The data set for this assignment is a subset from the Spotify Songs Tidy Tuesday data set. The data were originally obtained from Spotify using the spotifyr R package.

It contains numerous characteristics for each song. You can see the full list of variables and definitions here. This analysis will focus specifically on the following variables:

variable class description
track_id character Song unique ID
track_name character Song Name
track_artist character Song Artist
track_popularity double Song Popularity (0-100) where higher is better
energy double Energy is a measure from 0.0 to 1.0 and represents a perceptual measure of intensity and activity. Typically, energetic tracks feel fast, loud, and noisy. For example, death metal has high energy, while a Bach prelude scores low on the scale. Perceptual features contributing to this attribute include dynamic range, perceived loudness, timbre, onset rate, and general entropy.
valence double A measure from 0.0 to 1.0 describing the musical positiveness conveyed by a track. Tracks with high valence sound more positive (e.g. happy, cheerful, euphoric), while tracks with low valence sound more negative (e.g. sad, depressed, angry).
spotify <- read_csv("spotify-popular.csv")

Are high energy songs more positive? To answer this question, we’ll analyze data on some of the most popular songs on Spotify, i.e. those with track_popularity >= 80. We’ll use linear regression to fit a model to predict a song’s positiveness (valence) based on its energy level (energy).

Below are plots as part of the exploratory data analysis.

p1 <- gf_histogram(~valence, data = spotify) |>  
  gf_labs(title = "Distribution of Valence", 
       subtitle = " for Popular songs on Spotify", 
       x = "Valence")

p2 <- gf_histogram(~energy, data = spotify) |> 
  gf_labs(title = "Distribution of Energy", 
       subtitle = "for Popular songs on Spotify", 
       x = "Energy")
p1 + p2

gf_point(valence ~ energy, data = spotify) |> 
  gf_labs(title = "Valence vs. Energy", 
       subtitle = "Popular songs on Spotify", 
       x = "Energy", 
       y = "Valence")

Model with 90% CI for coefficients

spotify_fit <- lm(valence ~ energy, data = spotify)

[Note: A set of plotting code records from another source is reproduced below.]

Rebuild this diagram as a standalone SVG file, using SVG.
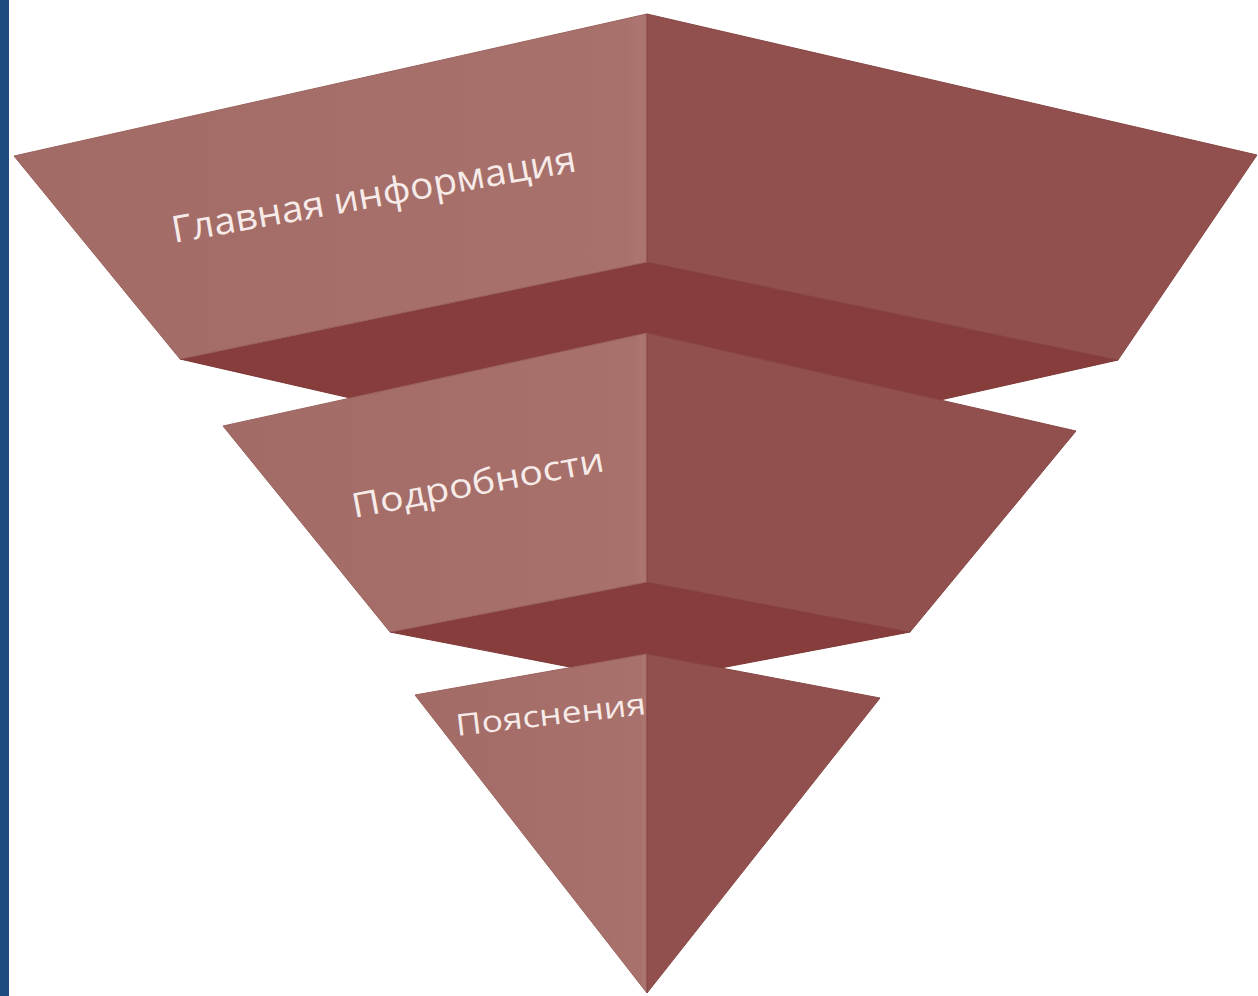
<svg xmlns="http://www.w3.org/2000/svg" width="1258" height="996" viewBox="0 0 1258 996">
  <defs>
    <style>
      .lf { fill: url(#lg); stroke: #9a625d; stroke-width: 1; stroke-linejoin: round; }
      .rf { fill: #91504d; stroke: #874744; stroke-width: 1; stroke-linejoin: round; }
      .db { fill: #873d3b; stroke: #7d3735; stroke-width: 1; stroke-linejoin: round; }
      .lbl { font-family: "Open Sans", "Noto Sans", "DejaVu Sans", sans-serif; fill: #f7ebe9; }
    </style>
    <linearGradient id="lg" x1="0" y1="0" x2="1" y2="0">
      <stop offset="0" stop-color="#a26b65"/>
      <stop offset="0.97" stop-color="#a8716b"/>
      <stop offset="0.985" stop-color="#ac756f"/>
      <stop offset="1" stop-color="#aa736d"/>
    </linearGradient>
  </defs>
  <rect x="0" y="0" width="1258" height="996" fill="#ffffff"/>
  <rect x="0" y="0" width="9" height="996" fill="#1d4a7f"/>

  <g id="connectors"></g>

  <g id="tier3">
    <polygon class="db" points="390,632 647,582 910,632 647,682"/>
    <polygon class="lf" points="415,695 647,654 647,993"/>
    <polygon class="rf" points="647,654 880,698 647,993"/>
    <text class="lbl" font-size="30" transform="translate(457,736) rotate(-6.6)" textLength="191" lengthAdjust="spacingAndGlyphs">Пояснения</text>
  </g>

  <g id="tier2">
    <polygon class="db" points="180,359 647,262 1118,360 647,466"/>
    <polygon class="lf" points="223,426 647,333 647,582 390,632"/>
    <polygon class="rf" points="647,333 1076,431 910,632 647,582"/>
    <text class="lbl" font-size="34" transform="translate(354,518) rotate(-10.6)" textLength="256" lengthAdjust="spacingAndGlyphs">Подробности</text>
  </g>

  <g id="tier1">
    <polygon class="lf" points="14,156 647,14 647,262 180,359"/>
    <polygon class="rf" points="647,14 1257,155 1118,360 647,262"/>
    <text class="lbl" font-size="37" transform="translate(174,243) rotate(-10.1)" textLength="410" lengthAdjust="spacingAndGlyphs">Главная информация</text>
  </g>
</svg>
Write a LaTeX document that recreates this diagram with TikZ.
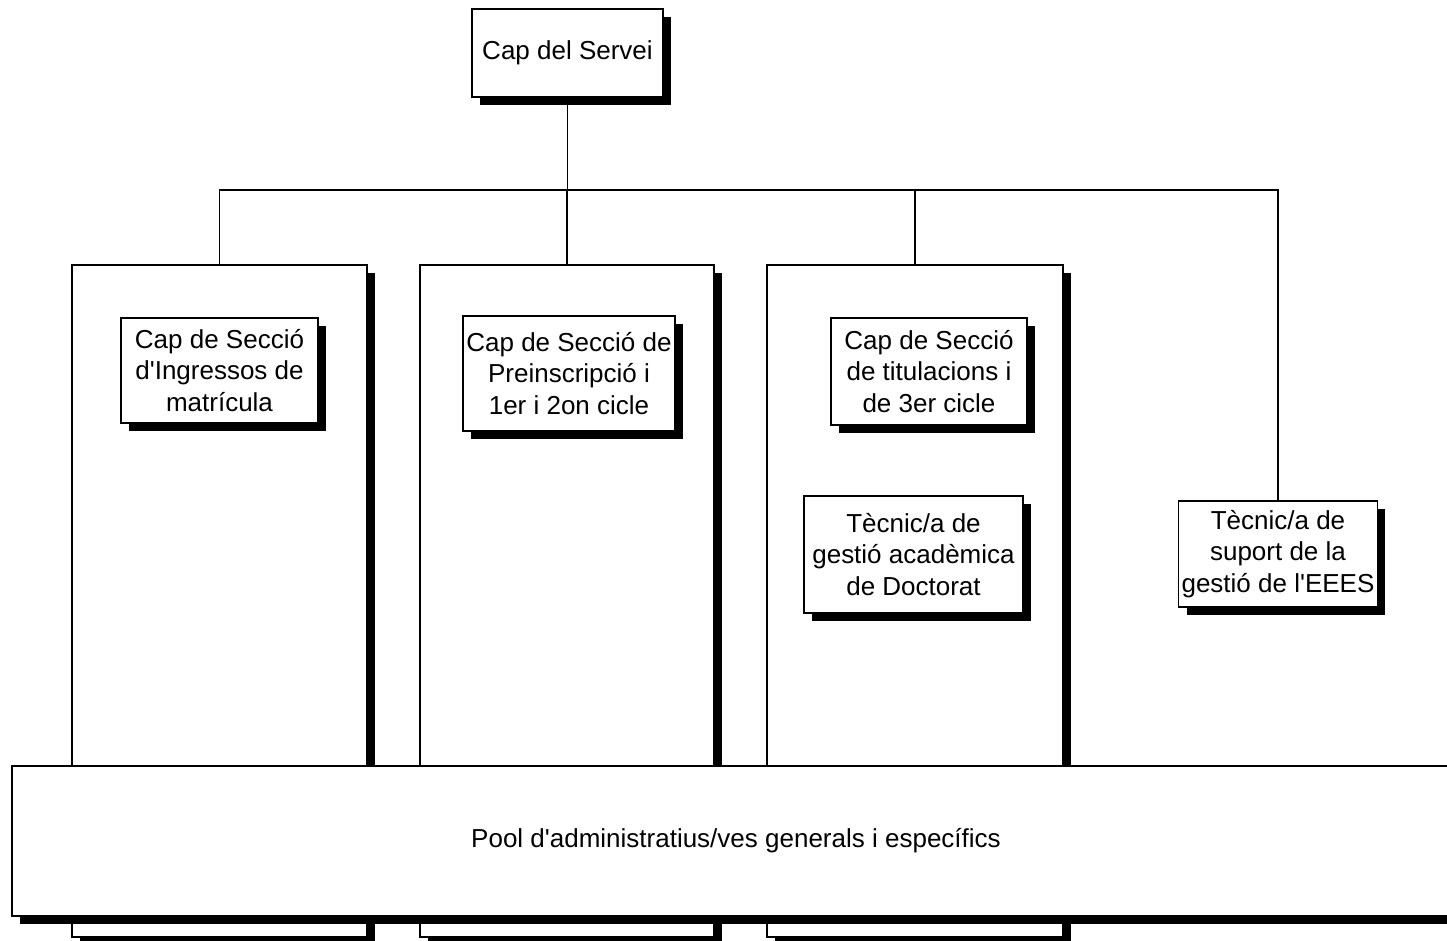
\documentclass[tikz,border=0pt]{standalone}
\usepackage{fontspec}
\setmainfont{Liberation Sans}
\usetikzlibrary{shadows}
\newlength\px
\setlength\px{0.75pt}
\begin{document}
\begin{tikzpicture}[x=0.75pt,y=-0.75pt,
  orgbox/.style={draw=black, line width=0.8pt, fill=white, rectangle, inner sep=2pt,
    align=center, font=\fontsize{19.5}{23.8}\selectfont,
    drop shadow={shadow xshift=6pt, shadow yshift=-6pt, fill=black, opacity=1}},
  conn/.style={draw=black, line width=1.3pt}]
\useasboundingbox (0,0) rectangle (1447,940);
\clip (0,0) rectangle (1447,940);
\fill[white] (0,0) rectangle (1447,940);
% columns
\node[orgbox, minimum width=295\px, minimum height=672\px] (col1) at (219.5,601) {};
\node[orgbox, minimum width=294\px, minimum height=672\px] (col2) at (567,601) {};
\node[orgbox, minimum width=296\px, minimum height=672\px] (col3) at (915,601) {};
% top
\node[orgbox, minimum width=191\px, minimum height=88\px] (boss) at (567.5,53) {Cap del Servei};
\coordinate (bus) at (567.5,190);
% inner boxes
\node[orgbox, minimum width=197\px, minimum height=105\px] (s1) at (219.5,370.5) {Cap de Secció\\d\textquotesingle Ingressos de\\matrícula};
\node[orgbox, minimum width=212\px, minimum height=115\px] (s2) at (569,373.5) {Cap de Secció de\\Preinscripció i\\1er i 2on cicle};
\node[orgbox, minimum width=196\px, minimum height=107\px] (s3) at (929,371.5) {Cap de Secció\\de titulacions i\\de 3er cicle};
\node[orgbox, minimum width=219\px, minimum height=117\px] (doc) at (913.5,554.5) {Tècnic/a de\\gestió acadèmica\\de Doctorat};
\node[orgbox, minimum width=196\px, minimum height=106\px] (eees) at (1278,554) {Tècnic/a de\\suport de la\\gestió de l\textquotesingle EEES};
% pool
\node[orgbox, minimum width=1448\px, minimum height=150\px] (pool) at (736,841) {Pool d\textquotesingle administratius/ves generals i específics};
% connectors
\draw[conn] (boss.south) -- (bus);
\draw[conn] (col1.north) |- (bus);
\draw[conn] (col2.north) |- (bus);
\draw[conn] (col3.north) |- (bus);
\draw[conn] (eees.north) |- (bus);
\end{tikzpicture}
\end{document}
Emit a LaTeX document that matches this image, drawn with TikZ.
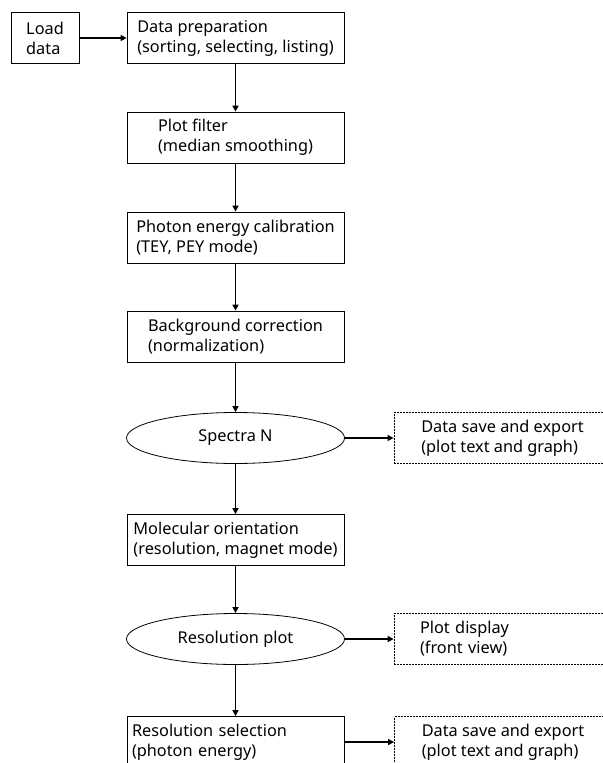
\documentclass[tikz,border=0pt]{standalone}
\usepackage{fontspec}
\setmainfont{Noto Sans}
\usetikzlibrary{shapes.geometric,arrows.meta}

\begin{document}
\begin{tikzpicture}[x=1bp,y=-1bp,
    font=\fontsize{16.3bp}{20bp}\selectfont,
    stepbox/.style={draw,line width=0.8bp,minimum width=217bp,minimum height=51bp,inner sep=0pt,align=left},
    oval/.style={draw,ellipse,line width=0.8bp,minimum width=218bp,minimum height=51bp,inner sep=0pt},
    outbox/.style={draw,line width=0.8bp,dash pattern=on 2bp off 1bp,minimum width=217bp,minimum height=51bp,inner sep=0pt,align=left},
    flow/.style={line width=1.8bp,-{Triangle[length=6bp,width=6bp]}}]
                \clip (0,0) rectangle (603,763);
                \useasboundingbox (0,0) rectangle (603,763);
                \node[stepbox,minimum width=68bp] (load) at (45,38) {Load\\data};
                \node[stepbox] (prep) at (235.5,38) {Data preparation\\(sorting, selecting, listing)};
                \node[stepbox] (filter) at (235.5,137.5) {Plot filter\\(median smoothing)};
                \node[stepbox] (calib) at (235.5,237.5) {Photon energy calibration\\(TEY, PEY mode)};
                \node[stepbox] (backg) at (235.5,336.5) {Background correction\\(normalization)};
                \node[oval] (spectra) at (235.5,438) {Spectra N};
                \node[outbox] (save1) at (502.5,438) {Data save and export\\(plot text and graph)};
                \node[stepbox] (orient) at (235.5,540) {Molecular orientation\\(resolution, magnet mode)};
                \node[oval] (resplot) at (235.5,639) {Resolution plot};
                \node[outbox,text width=165bp] (display) at (502.5,639) {Plot display\\(front view)};
                \node[stepbox,text width=207bp] (select) at (235.5,742) {Resolution selection\\(photon energy)};
                \node[outbox] (save2) at (503,742) {Data save and export\\(plot text and graph)};
                \draw[flow] (load) -- (prep);
                \draw[flow] (prep) -- (filter);
                \draw[flow] (filter) -- (calib);
                \draw[flow] (calib) -- (backg);
                \draw[flow] (backg) -- (spectra);
                \draw[flow] (spectra) -- (save1);
                \draw[flow] (spectra) -- (orient);
                \draw[flow] (orient) -- (resplot);
                \draw[flow] (resplot) -- (display);
                \draw[flow] (resplot) -- (select);
                \draw[flow] (select) -- (save2);
            \end{tikzpicture}
\end{document}
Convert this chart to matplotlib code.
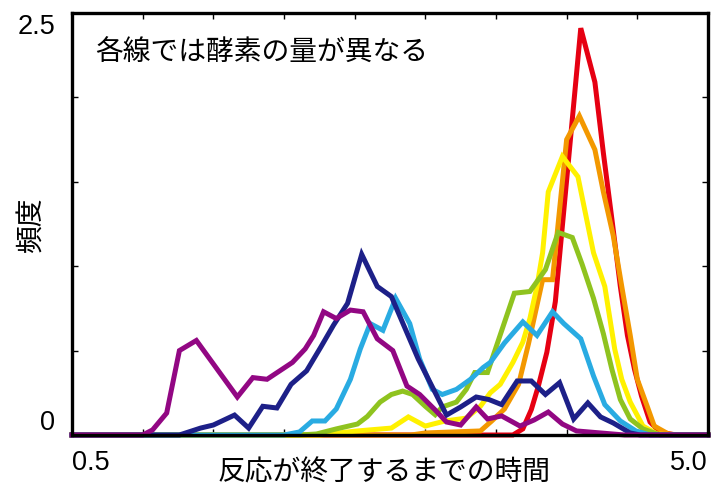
import matplotlib
matplotlib.use('Agg')
import matplotlib.pyplot as plt

plt.rcParams['font.family'] = ['Noto Sans CJK JP', 'DejaVu Sans']

# each curve: x (reaction end time) and y (frequency)
red_x = [0.5, 3.5, 3.62, 3.69, 3.75, 3.80, 3.86, 3.92, 4.10, 4.20, 4.26, 4.32, 4.38, 4.43, 4.48, 4.53, 4.59, 4.66, 4.77, 5.0]
red_y = [0, 0, 0, 0.036, 0.15, 0.29, 0.49, 0.79, 2.41, 2.09, 1.67, 1.28, 0.88, 0.59, 0.39, 0.23, 0.077, 0.018, 0, 0]

orange_x = [0.5, 2.9, 3.0, 3.39, 3.47, 3.56, 3.66, 3.73, 3.83, 3.90, 4.00, 4.09, 4.20, 4.26, 4.33, 4.39, 4.45, 4.50, 4.57, 4.62, 4.72, 4.8, 5.0]
orange_y = [0, 0, 0.012, 0.024, 0.083, 0.154, 0.30, 0.54, 0.92, 0.92, 1.75, 1.89, 1.69, 1.44, 1.18, 0.88, 0.59, 0.33, 0.17, 0.053, 0.006, 0, 0]

yellow_x = [0.5, 2.25, 2.52, 2.76, 2.88, 3.0, 3.14, 3.29, 3.39, 3.46, 3.53, 3.62, 3.69, 3.74, 3.79, 3.83, 3.87, 3.97, 4.08, 4.19, 4.27, 4.34, 4.39, 4.45, 4.54, 4.64, 4.75, 5.0]
yellow_y = [0, 0, 0.024, 0.041, 0.107, 0.053, 0.083, 0.10, 0.17, 0.25, 0.30, 0.43, 0.55, 0.69, 0.88, 1.08, 1.44, 1.65, 1.53, 1.08, 0.88, 0.51, 0.33, 0.195, 0.053, 0.006, 0, 0]

green_x = [0.5, 2.11, 2.23, 2.37, 2.52, 2.59, 2.68, 2.76, 2.84, 2.91, 3.0, 3.07, 3.12, 3.22, 3.29, 3.35, 3.44, 3.63, 3.74, 3.85, 3.94, 4.04, 4.11, 4.19, 4.26, 4.32, 4.38, 4.45, 4.54, 4.66, 5.0]
green_y = [0, 0, 0.006, 0.036, 0.065, 0.11, 0.195, 0.24, 0.26, 0.24, 0.17, 0.12, 0.166, 0.195, 0.27, 0.37, 0.37, 0.84, 0.85, 0.98, 1.20, 1.17, 1.01, 0.81, 0.60, 0.39, 0.21, 0.095, 0.036, 0, 0]

cyan_x = [0.5, 2.0, 2.11, 2.20, 2.29, 2.37, 2.47, 2.54, 2.61, 2.70, 2.79, 2.89, 2.96, 3.05, 3.12, 3.22, 3.32, 3.41, 3.46, 3.56, 3.69, 3.79, 3.90, 3.98, 4.10, 4.19, 4.27, 4.38, 4.49, 4.59, 5.0]
cyan_y = [0, 0, 0.018, 0.083, 0.083, 0.154, 0.33, 0.51, 0.66, 0.62, 0.81, 0.66, 0.45, 0.27, 0.24, 0.27, 0.33, 0.40, 0.43, 0.545, 0.67, 0.59, 0.73, 0.66, 0.57, 0.35, 0.18, 0.083, 0.024, 0, 0]

navy_x = [0.5, 1.26, 1.41, 1.50, 1.65, 1.75, 1.85, 1.95, 2.05, 2.16, 2.26, 2.35, 2.45, 2.55, 2.66, 2.76, 2.95, 3.15, 3.25, 3.36, 3.45, 3.54, 3.65, 3.75, 3.85, 3.95, 4.05, 4.15, 4.24, 4.33, 4.45, 4.52, 5.0]
navy_y = [0, 0, 0.041, 0.059, 0.118, 0.041, 0.17, 0.16, 0.30, 0.38, 0.52, 0.65, 0.78, 1.07, 0.88, 0.82, 0.45, 0.118, 0.166, 0.225, 0.21, 0.18, 0.32, 0.32, 0.24, 0.31, 0.095, 0.19, 0.107, 0.071, 0.012, 0, 0]

purple_x = [0.5, 1.0, 1.07, 1.17, 1.26, 1.38, 1.67, 1.78, 1.88, 1.97, 2.06, 2.15, 2.21, 2.28, 2.37, 2.47, 2.56, 2.66, 2.77, 2.87, 2.96, 3.07, 3.15, 3.25, 3.36, 3.44, 3.54, 3.67, 3.77, 3.87, 3.97, 4.07, 4.24, 4.41, 5.0]
purple_y = [0, 0, 0.03, 0.13, 0.50, 0.56, 0.225, 0.34, 0.33, 0.38, 0.43, 0.51, 0.59, 0.73, 0.69, 0.74, 0.73, 0.57, 0.50, 0.29, 0.24, 0.148, 0.077, 0.059, 0.166, 0.095, 0.113, 0.053, 0.089, 0.136, 0.065, 0.024, 0.012, 0, 0]

series = [
    (red_x, red_y, '#e60012'),
    (orange_x, orange_y, '#f39800'),
    (yellow_x, yellow_y, '#fff100'),
    (green_x, green_y, '#8fc31f'),
    (cyan_x, cyan_y, '#29abe2'),
    (navy_x, navy_y, '#1d2088'),
    (purple_x, purple_y, '#920783'),
]

x_ticks = [0.5, 1.0, 1.5, 2.0, 2.5, 3.0, 3.5, 4.0, 4.5, 5.0]
x_ticklabels = ['0.5', '', '', '', '', '', '', '', '', '5.0']
y_ticks = [0, 0.5, 1.0, 1.5, 2.0, 2.5]
y_ticklabels = ['0', '', '', '', '', '2.5']

fig = plt.figure(figsize=(7.17, 4.89), dpi=100)
ax = fig.add_axes([0.1004, 0.1084, 0.887, 0.863])

for xs, ys, c in series:
    ax.plot(xs, ys, color=c, lw=3.6, solid_joinstyle='miter', clip_on=False)

ax.set_xlim(0.5, 5.0)
ax.set_ylim(0, 2.5)
for sp in ax.spines.values():
    sp.set_linewidth(2.4)
    sp.set_zorder(5)

ax.set_xticks(x_ticks)
ax.set_xticklabels(x_ticklabels, family='Liberation Sans', fontsize=19.5)
ax.set_yticks(y_ticks)
ax.set_yticklabels(y_ticklabels, family='Liberation Sans', fontsize=19.5)
ax.tick_params(direction='in', length=4, width=1, top=True, right=True)
ax.tick_params(axis='x', pad=10)
ax.tick_params(axis='y', pad=12)

xl = ax.get_xticklabels()
xl[0].set_ha('left')
xl[-1].set_ha('right')
yl = ax.get_yticklabels()
yl[0].set_va('bottom')
yl[-1].set_va('top')

ax.set_xlabel('反応が終了するまでの時間', fontsize=20)
ax.xaxis.set_label_coords(0.49, -0.05)
ax.set_ylabel('頻度', fontsize=20, va='center')
ax.yaxis.set_label_coords(-0.064, 0.5)

ax.text(0.036, 0.907, '各線では酵素の量が異なる', transform=ax.transAxes,
        fontsize=20, ha='left', va='center')

fig.savefig('out.png', dpi=100)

tidy(spotify_fit, conf.int = TRUE, conf.level = 0.9) |> 
  kable(digits = 3)
term estimate std.error statistic p.value conf.low conf.high
(Intercept) 0.121 0.035 3.401 0.001 0.062 0.179
energy 0.614 0.054 11.321 0.000 0.525 0.703

Create augmented data frame

spotify_aug <- augment(spotify_fit)

Create residual plots

gf_point(.resid ~ .fitted, data = spotify_aug) |>  
  gf_hline(yintercept = 0, color = "red", linetype = "dashed") |> 
  gf_labs(x = "Fitted values", 
       y = "Residuals", 
       title = "Residuals vs. fitted")

resid_hist <- gf_histogram(~.resid, data = spotify_aug) |>  
  gf_labs(x = "Residuals", 
       title = "Distribution of residuals")

resid_qq <- gf_qq(~.resid, data = spotify_aug) |> 
  gf_qqline()  |> 
  gf_labs(x = "Theoretical quantiles",
       y = "Observed residuals", 
       title = "Normal QQ-plot")

resid_hist + resid_qq

Exercise 1

Calculate \(R^2\) and interpret this value in the context of the data.

Exercise 2

Calculate RMSE and interpret this value in the context of the data.

Exercise 3

Choose another quantitative variable in the data set. Check here for specific definitions of variables. After Dr. Friedlander approves your choice, fit a model predicting valence using that variable as a predictor. Make an argument, citing quantitative evidence, for which model is better, the energy model or your new model. Reporters, be ready to discuss with the class.

To submit the AE:

Important
  • Render the document to produce the PDF with all of your work from today’s class.
  • Upload your QMD and PDF files to the Canvas assignment.